Summary: Fractional order differentiation is generally considered as the basis of fractional calculus, but the real basis is in fact fractional order integration and particularly the fractional integrator, because definition and properties of fractional differentiation and of fractional differential systems rely essentially on fractional integration. We present the frequency distributed model of the fractional integrator and its finite dimension approximation. The simulation of FDSs, based on fractional integrators, leads to the definition of FDS internal state variables, which are the state variables of the fractional integrators, as a generalization of the integer order case.
The initial condition problem has been an open problem for a long time in fractional calculus. We demonstrate that the frequency distributed model of the fractional integrator provides a solution to this problem through the knowledge of its internal state. Beyond the solution of this fundamental problem, mastery of the integrator internal state allows the analysis and prediction of fractional differential system transients. Moreover, the finite dimension approximation of the fractional integrator provides an efficient technique for practical simulation of FDSs and analysis of their transients, with a particular insight into the interpretation of initial conditions, as illustrated by numerical simulations.

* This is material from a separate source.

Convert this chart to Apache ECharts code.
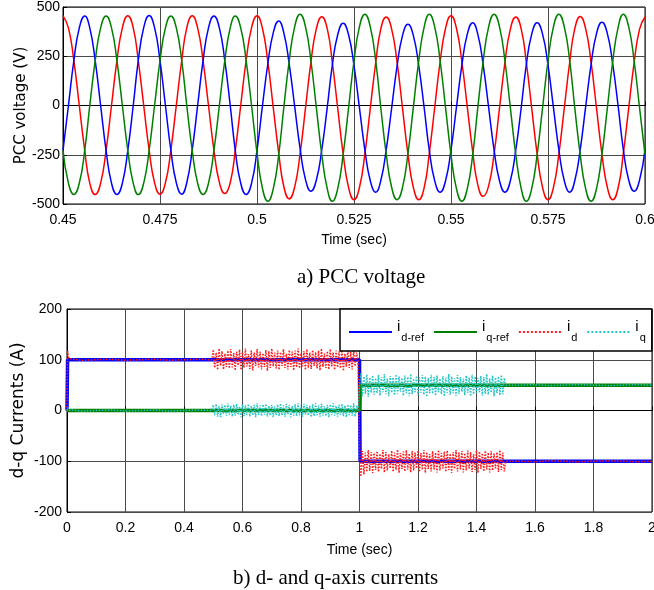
<!DOCTYPE html>
<html><head><meta charset="utf-8">
<script src="https://cdn.jsdelivr.net/npm/echarts@6/dist/echarts.min.js"></script>
<style>html,body{margin:0;padding:0;background:#fff}#c{width:654px;height:590px}</style>
</head><body><div id="c"></div>
<script>
// ---------- a) PCC voltage ----------
const vTime = [
0.4500,0.4514,0.4528,0.4542,0.4556,0.4569,0.4583,0.4597,0.4611,0.4625,0.4639,0.4653,
0.4667,0.4681,0.4694,0.4708,0.4722,0.4736,0.4750,0.4764,0.4778,0.4792,0.4806,0.4819,
0.4833,0.4847,0.4861,0.4875,0.4889,0.4903,0.4917,0.4931,0.4944,0.4958,0.4972,0.4986,
0.5000,0.5014,0.5028,0.5042,0.5056,0.5069,0.5083,0.5097,0.5111,0.5125,0.5139,0.5153,
0.5167,0.5181,0.5194,0.5208,0.5222,0.5236,0.5250,0.5264,0.5278,0.5292,0.5306,0.5319,
0.5333,0.5347,0.5361,0.5375,0.5389,0.5403,0.5417,0.5431,0.5444,0.5458,0.5472,0.5486,
0.5500,0.5514,0.5528,0.5542,0.5556,0.5569,0.5583,0.5597,0.5611,0.5625,0.5639,0.5653,
0.5667,0.5681,0.5694,0.5708,0.5722,0.5736,0.5750,0.5764,0.5778,0.5792,0.5806,0.5819,
0.5833,0.5847,0.5861,0.5875,0.5889,0.5903,0.5917,0.5931,0.5944,0.5958,0.5972,0.5986,
0.6000];
const vRed = [
455,394,228,0,-228,-394,-452,-394,-228,0,228,394,
456,394,228,0,-227,-392,-450,-392,-226,1,228,394,
455,394,227,0,-226,-390,-447,-392,-228,0,228,395,
456,392,220,-12,-242,-410,-474,-414,-246,-13,220,390,
451,390,220,-13,-246,-416,-478,-416,-246,-13,218,388,
449,388,220,-13,-246,-416,-478,-416,-244,-10,222,392,
455,392,222,-8,-236,-402,-461,-408,-246,-13,218,388,
449,388,220,-13,-246,-416,-478,-416,-246,-13,220,390,
452,390,220,-13,-246,-416,-478,-416,-246,-13,218,388,
449];
const vBlue = [
-228,0,228,394,454,394,228,0,-228,-394,-452,-394,
-228,0,228,395,457,395,228,0,-227,-392,-450,-392,
-226,0,228,394,454,394,228,0,-228,-394,-452,-394,
-228,-2,212,370,429,370,210,-3,-218,-376,-435,-378,
-224,-11,203,359,417,359,203,-11,-225,-382,-440,-382,
-225,-14,200,355,412,355,200,-14,-227,-382,-440,-382,
-225,-10,205,362,420,362,205,-10,-225,-382,-440,-382,
-225,-10,205,362,420,362,205,-10,-225,-382,-440,-382,
-224,-7,208,365,422,365,207,-7,-221,-378,-435,-378,
-222];
const vGreen = [
-228,-394,-452,-394,-228,0,228,394,454,394,228,0,
-228,-394,-452,-394,-228,0,228,394,454,394,228,0,
-228,-394,-452,-394,-228,0,228,394,454,394,228,0,
-240,-420,-486,-422,-249,-12,226,399,463,399,226,-12,
-249,-422,-486,-422,-249,-12,226,399,463,399,226,-10,
-245,-415,-478,-416,-245,-8,228,400,463,399,226,-12,
-249,-422,-486,-422,-249,-12,226,399,463,399,226,-12,
-249,-422,-486,-422,-249,-12,226,399,463,399,226,-12,
-249,-422,-486,-422,-249,-12,226,399,463,399,226,-12,
-249];

// ---------- b) d-q currents ----------
const refIdT = [0, 0.002, 1, 1.002, 2];
const refIdV = [0, 100, 100, -100, -100];
const refIqT = [0, 1, 1.003, 2];
const refIqV = [0, 0, 50, 50];

const curT = [
0,0.002,0.004,0.006,0.01,0.02,0.05,0.1,0.15,0.2,0.25,0.3,0.35,0.4,0.45,0.495,
0.5,0.505,0.51,0.515,0.52,0.525,0.53,0.535,0.54,0.545,
0.55,0.555,0.56,0.565,0.57,0.575,0.58,0.585,0.59,0.595,
0.6,0.605,0.61,0.615,0.62,0.625,0.63,0.635,0.64,0.645,
0.65,0.655,0.66,0.665,0.67,0.675,0.68,0.685,0.69,0.695,
0.7,0.705,0.71,0.715,0.72,0.725,0.73,0.735,0.74,0.745,
0.75,0.755,0.76,0.765,0.77,0.775,0.78,0.785,0.79,0.795,
0.8,0.805,0.81,0.815,0.82,0.825,0.83,0.835,0.84,0.845,
0.85,0.855,0.86,0.865,0.87,0.875,0.88,0.885,0.89,0.895,
0.9,0.905,0.91,0.915,0.92,0.925,0.93,0.935,0.94,0.945,
0.95,0.955,0.96,0.965,0.97,0.975,0.98,0.985,0.99,0.995,
1.0,1.002,
1.005,1.01,1.015,1.02,1.025,1.03,1.035,1.04,1.045,1.05,
1.055,1.06,1.065,1.07,1.075,1.08,1.085,1.09,1.095,1.1,
1.105,1.11,1.115,1.12,1.125,1.13,1.135,1.14,1.145,1.15,
1.155,1.16,1.165,1.17,1.175,1.18,1.185,1.19,1.195,1.2,
1.205,1.21,1.215,1.22,1.225,1.23,1.235,1.24,1.245,1.25,
1.255,1.26,1.265,1.27,1.275,1.28,1.285,1.29,1.295,1.3,
1.305,1.31,1.315,1.32,1.325,1.33,1.335,1.34,1.345,1.35,
1.355,1.36,1.365,1.37,1.375,1.38,1.385,1.39,1.395,1.4,
1.405,1.41,1.415,1.42,1.425,1.43,1.435,1.44,1.445,1.45,
1.455,1.46,1.465,1.47,1.475,1.48,1.485,1.49,1.495,1.5,
1.55,1.6,1.65,1.7,1.75,1.8,1.85,1.9,1.95,2.0];
const curId = [
0,118,108,103,100,101,99,100,101,99,100,101,99,100,101,100,
120,84,114,80,122,88,117,81,112,86,
118,83,121,85,113,79,116,89,120,80,
115,84,122,87,111,82,118,79,114,88,
121,85,116,81,113,86,119,78,117,84,
122,87,114,83,118,80,115,88,121,84,
112,81,119,86,116,79,118,85,122,83,
113,87,117,80,121,84,114,82,119,88,
115,83,118,79,122,86,112,84,117,81,
121,87,114,80,118,85,116,83,119,78,
112,86,121,84,115,81,118,87,114,100,
100,-105,
-130,-80,-126,-83,-121,-78,-119,-82,-123,-84,
-117,-80,-121,-85,-115,-78,-122,-82,-118,-86,
-114,-79,-121,-83,-117,-77,-123,-84,-115,-81,
-120,-78,-116,-85,-122,-80,-118,-83,-114,-79,
-121,-84,-117,-78,-123,-82,-115,-86,-120,-80,
-116,-83,-122,-78,-118,-84,-114,-81,-121,-79,
-117,-85,-123,-82,-115,-78,-120,-83,-116,-80,
-122,-84,-118,-79,-114,-82,-121,-86,-117,-78,
-123,-81,-115,-84,-120,-79,-116,-83,-122,-80,
-118,-85,-114,-82,-121,-78,-117,-83,-120,-100,
-100,-101,-99,-100,-101,-100,-99,-100,-101,-100];
const curIq = [
0,6,3,1,0,1,-1,0,1,-1,0,1,-1,0,1,0,
11,-9,13,-12,8,-13,12,-7,11,-10,
14,-8,9,-12,11,-10,13,-9,8,-13,
12,-11,10,-8,13,-12,9,-10,11,-13,
14,-9,10,-11,12,-8,13,-12,9,-10,
11,-13,8,-9,12,-11,14,-10,10,-12,
13,-8,11,-13,9,-10,12,-11,14,-9,
10,-12,13,-8,11,-10,9,-13,12,-11,
14,-9,10,-12,13,-10,8,-11,11,-13,
12,-9,14,-10,9,-12,11,-8,13,-11,
10,-13,12,-9,11,-10,14,-12,9,0,
0,62,
73,28,67,33,71,27,65,35,69,31,
64,34,70,29,66,36,72,32,63,28,
68,35,65,30,71,33,67,37,64,29,
69,34,66,28,72,32,63,36,68,30,
65,35,70,31,67,27,64,34,71,33,
66,29,69,36,63,32,68,28,65,35,
72,31,67,34,64,29,70,33,66,37,
63,30,69,35,65,28,71,32,67,34,
64,36,68,29,66,33,72,31,63,35,
69,28,65,34,67,30,70,32,64,50,
50,51,49,50,51,50,49,50,51,50];

const legendNames = ['id-ref','iq-ref','id','iq'];
const legendSubs = ['d-ref','q-ref','d','q'];

function zip(t, v) { return t.map((x, i) => [x, v[i]]); }

const chart = echarts.init(document.getElementById('c'), null, {renderer: 'canvas'});
const FONT = 'Liberation Sans, Arial, sans-serif';
const gridLine = {show: true, lineStyle: {color: '#4a4a4a', width: 1}};
const axisLineK = {show: true, lineStyle: {color: '#000', width: 1}};
const tickK = {show: true, inside: true, length: 4, lineStyle: {color: '#000'}};
const lblK = {color: '#000', fontSize: 14, fontFamily: FONT};

chart.setOption({
  animation: false,
  backgroundColor: '#fff',
  grid: [
    {left: 63, top: 7, width: 582, height: 197, show: true, borderColor: '#000', borderWidth: 1, outerBoundsMode: 'none', containLabel: false},
    {left: 67, top: 309, width: 585, height: 203, show: true, borderColor: '#000', borderWidth: 1, outerBoundsMode: 'none', containLabel: false}
  ],
  xAxis: [
    {gridIndex: 0, type: 'value', min: 0.45, max: 0.6, interval: 0.025,
     axisLine: axisLineK, axisTick: tickK, splitLine: gridLine,
     axisLabel: Object.assign({margin: 9}, lblK),
     name: 'Time (sec)', nameLocation: 'middle', nameGap: 29, nameMoveOverlap: false,
     nameTextStyle: {color: '#000', fontSize: 14, fontFamily: FONT}},
    {gridIndex: 1, type: 'value', min: 0, max: 2, interval: 0.2,
     axisLine: axisLineK, axisTick: tickK, splitLine: gridLine,
     axisLabel: Object.assign({margin: 9}, lblK),
     name: 'Time (sec)', nameLocation: 'middle', nameGap: 31, nameMoveOverlap: false,
     nameTextStyle: {color: '#000', fontSize: 14, fontFamily: FONT}}
  ],
  yAxis: [
    {gridIndex: 0, type: 'value', min: -500, max: 500, interval: 250,
     axisLine: axisLineK, axisTick: tickK, splitLine: gridLine,
     axisLabel: Object.assign({margin: 3}, lblK),
     name: 'PCC voltage (V)', nameLocation: 'middle', nameGap: 34, nameMoveOverlap: false,
     nameTextStyle: {color: '#000', fontSize: 15, fontFamily: 'DejaVu Sans'}},
    {gridIndex: 1, type: 'value', min: -200, max: 200, interval: 100,
     axisLine: axisLineK, axisTick: tickK, splitLine: gridLine,
     axisLabel: Object.assign({margin: 5}, lblK),
     name: 'd-q Currents (A)', nameLocation: 'middle', nameGap: 40, nameMoveOverlap: false,
     nameTextStyle: {color: '#000', fontSize: 17, fontFamily: 'DejaVu Sans'}}
  ],
  legend: {
    data: legendNames,
    left: 340, top: 309, width: 320,
    itemWidth: 43, itemHeight: 10, itemGap: 9,
    padding: [10, 6, 6, 8],
    borderColor: '#000', borderWidth: 1.5, backgroundColor: '#fff',
    selectedMode: false, z: 10,
    itemStyle: {opacity: 0},
    formatter: name => '{i|i}{s|' + legendSubs[legendNames.indexOf(name)] + '}',
    textStyle: {
      color: '#000',
      rich: {
        i: {fontSize: 15, fontFamily: FONT, lineHeight: 15, padding: [0, 1, 11, 0], color: '#000'},
        s: {fontSize: 11, fontFamily: FONT, lineHeight: 12, padding: [12, 0, 0, 0], color: '#000'}
      }
    }
  },
  graphic: [
    {type: 'text', left: 297, top: 267, style: {text: 'a) PCC voltage', font: '21px "Liberation Serif", "Times New Roman", serif', fill: '#000'}},
    {type: 'text', left: 233, top: 568, style: {text: 'b) d- and q-axis currents', font: '21px "Liberation Serif", "Times New Roman", serif', fill: '#000'}}
  ],
  series: [
    {name: 'Va', type: 'line', xAxisIndex: 0, yAxisIndex: 0, data: zip(vTime, vRed), smooth: true, symbol: 'none',
     lineStyle: {color: '#ff0000', width: 1.5}},
    {name: 'Vb', type: 'line', xAxisIndex: 0, yAxisIndex: 0, data: zip(vTime, vBlue), smooth: true, symbol: 'none',
     lineStyle: {color: '#0000ff', width: 1.5}},
    {name: 'Vc', type: 'line', xAxisIndex: 0, yAxisIndex: 0, data: zip(vTime, vGreen), smooth: true, symbol: 'none',
     lineStyle: {color: '#008000', width: 1.5}},
    {name: 'id-ref', type: 'line', xAxisIndex: 1, yAxisIndex: 1, data: zip(refIdT, refIdV), symbol: 'none',
     color: '#0000ff', lineStyle: {color: '#0000ff', width: 3.5}},
    {name: 'iq-ref', type: 'line', xAxisIndex: 1, yAxisIndex: 1, data: zip(refIqT, refIqV), symbol: 'none',
     color: '#008000', lineStyle: {color: '#008000', width: 3.5}},
    {name: 'id', type: 'line', xAxisIndex: 1, yAxisIndex: 1, data: zip(curT, curId), symbol: 'none',
     color: '#ff1a1a', lineStyle: {color: '#ff1a1a', width: 1.5, type: 'dotted'}},
    {name: 'iq', type: 'line', xAxisIndex: 1, yAxisIndex: 1, data: zip(curT, curIq), symbol: 'none',
     color: '#22c4c4', lineStyle: {color: '#22c4c4', width: 1.5, type: 'dotted'}}
  ]
});
</script>
</body></html>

Laplace transform equations and initial conditions of the Caputo and the Riemann-Liouville derivatives are used to formulate the free responses of FDEs. Because usual equations are wrong, the corresponding free responses do not fit with real transients. We demonstrate that revised equations, including the initial state vector of the fractional integrator (used to perform differentiation) provide corrected free responses which match with real transients, as exhibited by numerical simulations.